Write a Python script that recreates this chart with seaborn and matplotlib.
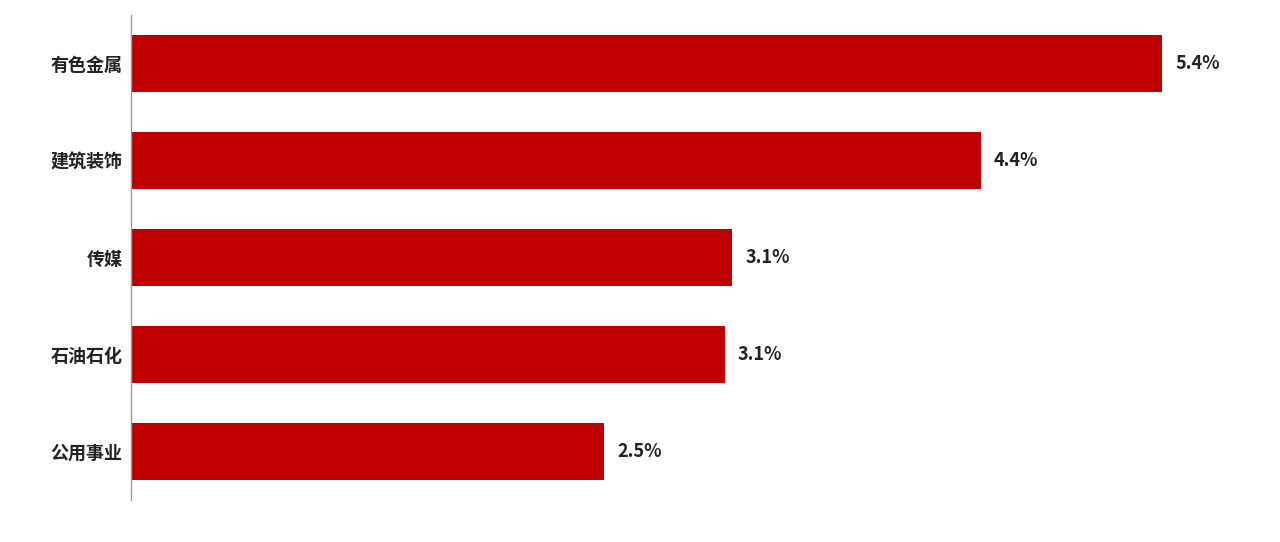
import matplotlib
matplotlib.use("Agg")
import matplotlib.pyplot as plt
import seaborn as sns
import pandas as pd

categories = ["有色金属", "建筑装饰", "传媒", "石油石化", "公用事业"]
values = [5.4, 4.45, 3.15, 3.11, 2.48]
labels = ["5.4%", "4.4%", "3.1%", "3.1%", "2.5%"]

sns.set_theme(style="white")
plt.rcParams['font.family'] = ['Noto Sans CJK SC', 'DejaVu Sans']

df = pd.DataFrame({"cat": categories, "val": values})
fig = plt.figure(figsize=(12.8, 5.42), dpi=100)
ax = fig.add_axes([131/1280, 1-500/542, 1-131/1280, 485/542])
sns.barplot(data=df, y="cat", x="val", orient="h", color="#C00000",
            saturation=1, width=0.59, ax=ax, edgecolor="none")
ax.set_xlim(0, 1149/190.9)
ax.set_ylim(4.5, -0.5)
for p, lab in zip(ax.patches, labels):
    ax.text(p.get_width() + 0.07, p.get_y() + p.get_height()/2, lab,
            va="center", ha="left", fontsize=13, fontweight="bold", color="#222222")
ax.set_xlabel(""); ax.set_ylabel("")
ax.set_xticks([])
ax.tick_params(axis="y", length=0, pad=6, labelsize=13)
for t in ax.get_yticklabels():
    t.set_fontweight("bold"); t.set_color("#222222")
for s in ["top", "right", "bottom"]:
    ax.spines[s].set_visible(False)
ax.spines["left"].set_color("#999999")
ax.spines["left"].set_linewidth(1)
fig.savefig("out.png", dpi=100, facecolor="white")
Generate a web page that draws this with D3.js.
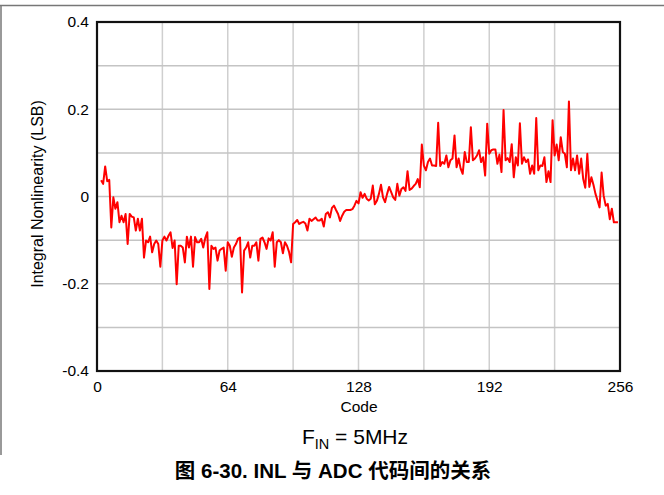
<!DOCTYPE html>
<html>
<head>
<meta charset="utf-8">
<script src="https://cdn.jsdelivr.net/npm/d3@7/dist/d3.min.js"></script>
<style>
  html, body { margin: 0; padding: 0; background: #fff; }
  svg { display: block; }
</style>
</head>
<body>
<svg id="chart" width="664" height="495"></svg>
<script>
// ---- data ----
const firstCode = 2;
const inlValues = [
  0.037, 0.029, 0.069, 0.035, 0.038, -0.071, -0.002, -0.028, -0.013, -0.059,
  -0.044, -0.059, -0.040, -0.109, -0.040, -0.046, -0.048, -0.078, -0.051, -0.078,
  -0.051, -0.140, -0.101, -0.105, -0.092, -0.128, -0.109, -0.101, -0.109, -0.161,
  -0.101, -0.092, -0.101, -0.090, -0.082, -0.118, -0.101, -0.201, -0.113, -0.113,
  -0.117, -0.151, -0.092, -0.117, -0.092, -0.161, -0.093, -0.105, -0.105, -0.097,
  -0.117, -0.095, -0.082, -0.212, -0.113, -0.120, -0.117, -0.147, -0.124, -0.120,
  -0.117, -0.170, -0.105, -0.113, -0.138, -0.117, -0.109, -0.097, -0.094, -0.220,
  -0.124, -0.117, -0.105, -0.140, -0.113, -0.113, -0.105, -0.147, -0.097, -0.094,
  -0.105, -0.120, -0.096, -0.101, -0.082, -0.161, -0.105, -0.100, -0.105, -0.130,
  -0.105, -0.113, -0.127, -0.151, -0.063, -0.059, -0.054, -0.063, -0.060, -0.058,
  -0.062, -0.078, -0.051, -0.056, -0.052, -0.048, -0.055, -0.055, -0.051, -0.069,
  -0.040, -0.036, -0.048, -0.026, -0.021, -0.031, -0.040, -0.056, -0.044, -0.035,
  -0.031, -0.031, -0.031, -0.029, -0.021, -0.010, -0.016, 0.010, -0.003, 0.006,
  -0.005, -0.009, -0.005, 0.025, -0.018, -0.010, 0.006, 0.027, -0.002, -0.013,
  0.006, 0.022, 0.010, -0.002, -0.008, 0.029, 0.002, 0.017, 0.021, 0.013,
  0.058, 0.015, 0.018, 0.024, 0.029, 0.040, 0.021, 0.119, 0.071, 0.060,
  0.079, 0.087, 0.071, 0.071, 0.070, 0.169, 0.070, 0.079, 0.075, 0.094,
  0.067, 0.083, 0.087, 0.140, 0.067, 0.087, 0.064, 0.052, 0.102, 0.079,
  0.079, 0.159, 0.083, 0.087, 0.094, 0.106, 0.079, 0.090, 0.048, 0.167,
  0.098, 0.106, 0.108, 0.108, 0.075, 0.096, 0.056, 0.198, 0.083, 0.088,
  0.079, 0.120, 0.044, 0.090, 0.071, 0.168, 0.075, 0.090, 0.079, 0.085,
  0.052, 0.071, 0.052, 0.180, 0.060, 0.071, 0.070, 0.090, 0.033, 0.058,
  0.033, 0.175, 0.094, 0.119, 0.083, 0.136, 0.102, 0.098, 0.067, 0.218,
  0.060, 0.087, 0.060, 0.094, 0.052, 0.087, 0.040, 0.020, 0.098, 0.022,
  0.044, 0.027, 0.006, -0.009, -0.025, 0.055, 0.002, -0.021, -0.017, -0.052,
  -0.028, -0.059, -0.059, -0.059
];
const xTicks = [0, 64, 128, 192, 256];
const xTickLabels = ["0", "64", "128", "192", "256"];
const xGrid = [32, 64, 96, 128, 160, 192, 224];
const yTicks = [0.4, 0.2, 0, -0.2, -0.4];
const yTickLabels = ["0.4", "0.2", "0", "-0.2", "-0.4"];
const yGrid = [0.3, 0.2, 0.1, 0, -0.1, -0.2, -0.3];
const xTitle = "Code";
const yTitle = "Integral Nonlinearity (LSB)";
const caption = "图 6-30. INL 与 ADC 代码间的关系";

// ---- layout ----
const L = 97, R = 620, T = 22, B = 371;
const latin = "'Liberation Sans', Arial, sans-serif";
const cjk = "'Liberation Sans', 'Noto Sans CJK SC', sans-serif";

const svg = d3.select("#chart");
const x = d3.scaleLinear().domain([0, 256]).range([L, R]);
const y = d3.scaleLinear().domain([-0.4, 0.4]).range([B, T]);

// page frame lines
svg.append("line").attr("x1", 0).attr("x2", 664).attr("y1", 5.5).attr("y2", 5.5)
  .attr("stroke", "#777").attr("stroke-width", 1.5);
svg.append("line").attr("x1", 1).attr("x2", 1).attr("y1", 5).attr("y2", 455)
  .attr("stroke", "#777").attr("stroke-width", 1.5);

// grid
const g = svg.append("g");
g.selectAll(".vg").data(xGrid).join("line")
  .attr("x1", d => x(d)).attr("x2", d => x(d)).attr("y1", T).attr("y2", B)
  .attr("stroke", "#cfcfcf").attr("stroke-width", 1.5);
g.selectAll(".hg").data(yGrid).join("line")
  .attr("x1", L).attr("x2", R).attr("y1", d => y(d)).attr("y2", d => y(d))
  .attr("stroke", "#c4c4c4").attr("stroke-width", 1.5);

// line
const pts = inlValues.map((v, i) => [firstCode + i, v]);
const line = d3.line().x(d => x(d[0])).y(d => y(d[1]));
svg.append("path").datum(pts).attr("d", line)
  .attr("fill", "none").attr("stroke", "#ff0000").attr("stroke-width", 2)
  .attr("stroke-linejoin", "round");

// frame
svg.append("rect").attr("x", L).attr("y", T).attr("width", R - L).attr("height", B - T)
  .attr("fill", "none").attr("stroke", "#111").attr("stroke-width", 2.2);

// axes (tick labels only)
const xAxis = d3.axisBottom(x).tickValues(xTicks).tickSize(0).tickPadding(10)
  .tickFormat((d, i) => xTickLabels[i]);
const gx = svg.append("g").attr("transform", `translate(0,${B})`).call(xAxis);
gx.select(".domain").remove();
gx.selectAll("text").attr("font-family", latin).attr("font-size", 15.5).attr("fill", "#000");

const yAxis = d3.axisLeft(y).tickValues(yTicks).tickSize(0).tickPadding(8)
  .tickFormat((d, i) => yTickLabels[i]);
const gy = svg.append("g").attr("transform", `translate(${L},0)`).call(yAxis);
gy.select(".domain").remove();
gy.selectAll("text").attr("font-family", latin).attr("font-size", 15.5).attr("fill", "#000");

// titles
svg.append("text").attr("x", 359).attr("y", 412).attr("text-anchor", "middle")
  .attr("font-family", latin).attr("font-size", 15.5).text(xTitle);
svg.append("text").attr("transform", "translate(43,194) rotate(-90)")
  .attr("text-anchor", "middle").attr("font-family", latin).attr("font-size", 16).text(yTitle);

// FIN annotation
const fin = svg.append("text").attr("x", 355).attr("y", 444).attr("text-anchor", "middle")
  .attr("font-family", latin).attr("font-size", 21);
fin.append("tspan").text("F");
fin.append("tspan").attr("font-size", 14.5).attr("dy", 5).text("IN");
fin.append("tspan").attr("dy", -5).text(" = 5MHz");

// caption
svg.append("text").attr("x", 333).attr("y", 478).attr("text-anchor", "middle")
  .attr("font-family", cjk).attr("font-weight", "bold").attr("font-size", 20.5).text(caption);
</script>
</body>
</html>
::::
▶ Exercise description
Start at the first line of the records and write out everything up to and including the line containing "plt.rcParams['font.family'] = ['Noto". No pictures.

▶ Task result
Write a Python script that recreates this chart with seaborn and matplotlib.
import matplotlib
matplotlib.use("Agg")
import matplotlib.pyplot as plt
import seaborn as sns
import pandas as pd

categories = ["有色金属", "建筑装饰", "传媒", "石油石化", "公用事业"]
values = [5.4, 4.45, 3.15, 3.11, 2.48]
labels = ["5.4%", "4.4%", "3.1%", "3.1%", "2.5%"]

sns.set_theme(style="white")
plt.rcParams['font.family'] = ['Noto Sans CJK SC', 'DejaVu Sans']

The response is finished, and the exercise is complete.